The iShares Ultra Short Duration Bond Active ETF (ICSH) seeks to provide current income while preserving capital by actively investing in ultra-short duration fixed income securities with weighted average duration of less than one year. This actively managed bond ETF focuses on high-quality debt instruments including Treasury bills, commercial paper, and short-term corporate bonds.

How It Works

ICSH employs active portfolio management to select ultra-short duration bonds and money market instruments based on credit analysis, yield opportunities, and duration management. The fund maintains a weighted average duration of 0-12 months through dynamic allocation across Treasury securities, agency debt, corporate bonds, and asset-backed securities.
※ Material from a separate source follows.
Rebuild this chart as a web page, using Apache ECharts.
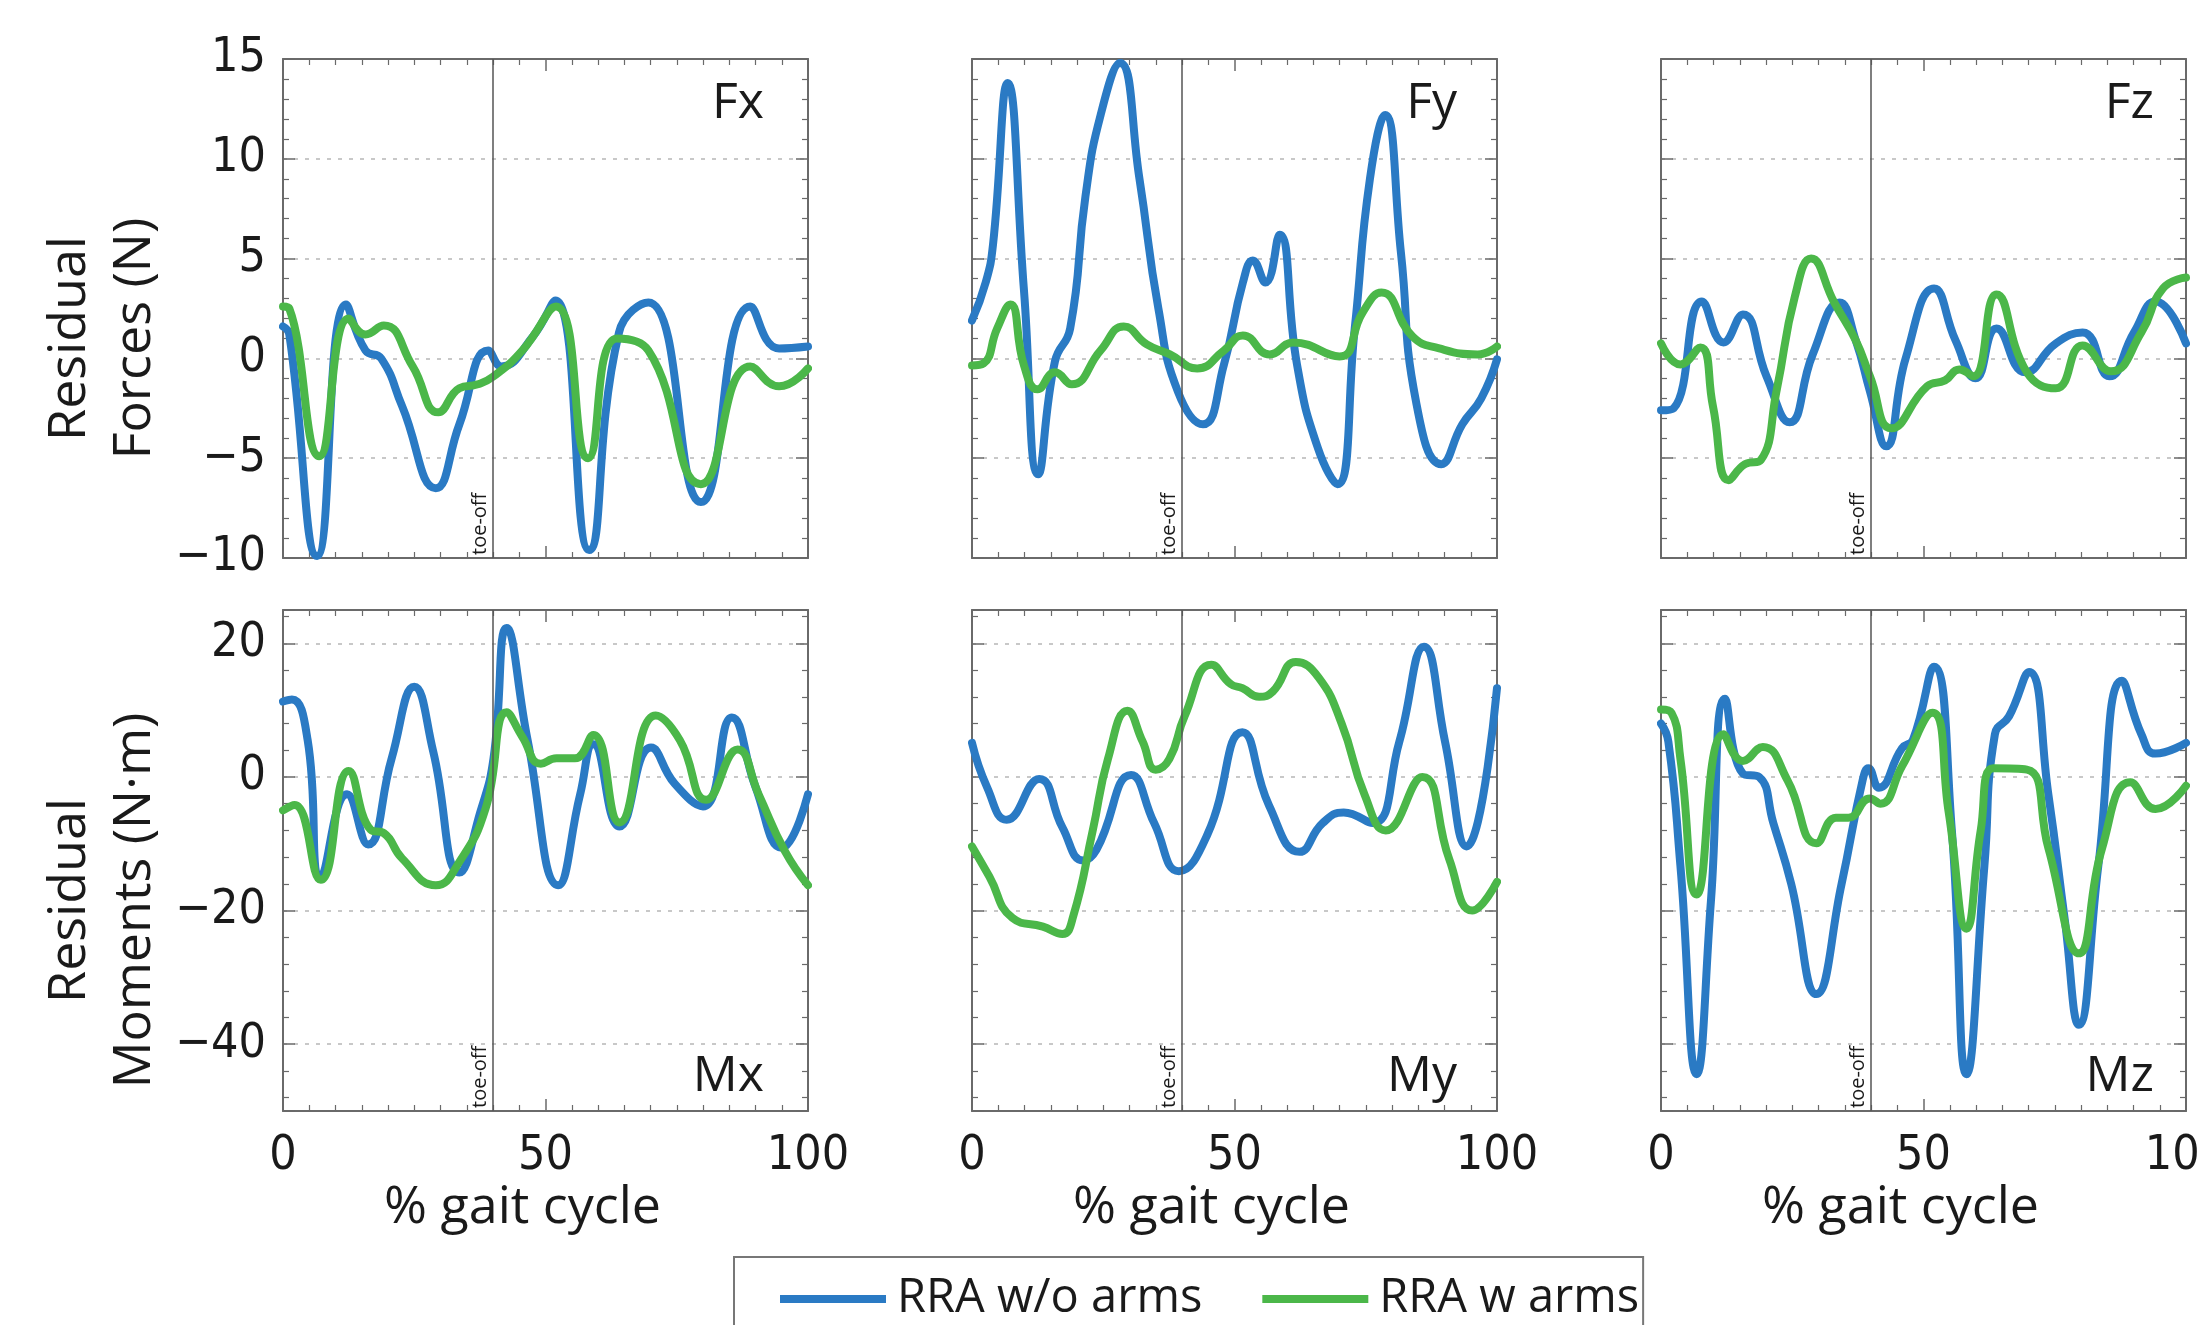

Portfolio managers actively adjust holdings based on interest rate expectations, credit conditions, and liquidity needs, typically holding 100-200 positions with quarterly rebalancing.

Key Features

  • Actively managed approach allows tactical positioning across ultra-short credit markets versus passive money market alternatives
  • Maintains extremely low duration risk with weighted average maturity under one year for capital preservation
  • Higher yield potential than traditional money market funds through selective corporate credit and agency exposure

Risks

  • This ETF can lose value if interest rates rise rapidly, though losses are limited by ultra-short duration averaging 3-6 months
  • Credit risk exists from corporate bond holdings, which could decline if issuers face financial distress or rating downgrades
  • Active management risk means the fund may underperform passive alternatives if manager decisions prove incorrect during market stress

Who Should Own This

Best suited as a cash alternative or short-term parking vehicle for conservative investors with 3-12 month time horizons and low risk tolerance. Appropriate as 5-20% allocation for portfolio liquidity needs or as temporary holding during market uncertainty. Works well for investors seeking higher yields than savings accounts while maintaining capital preservation focus.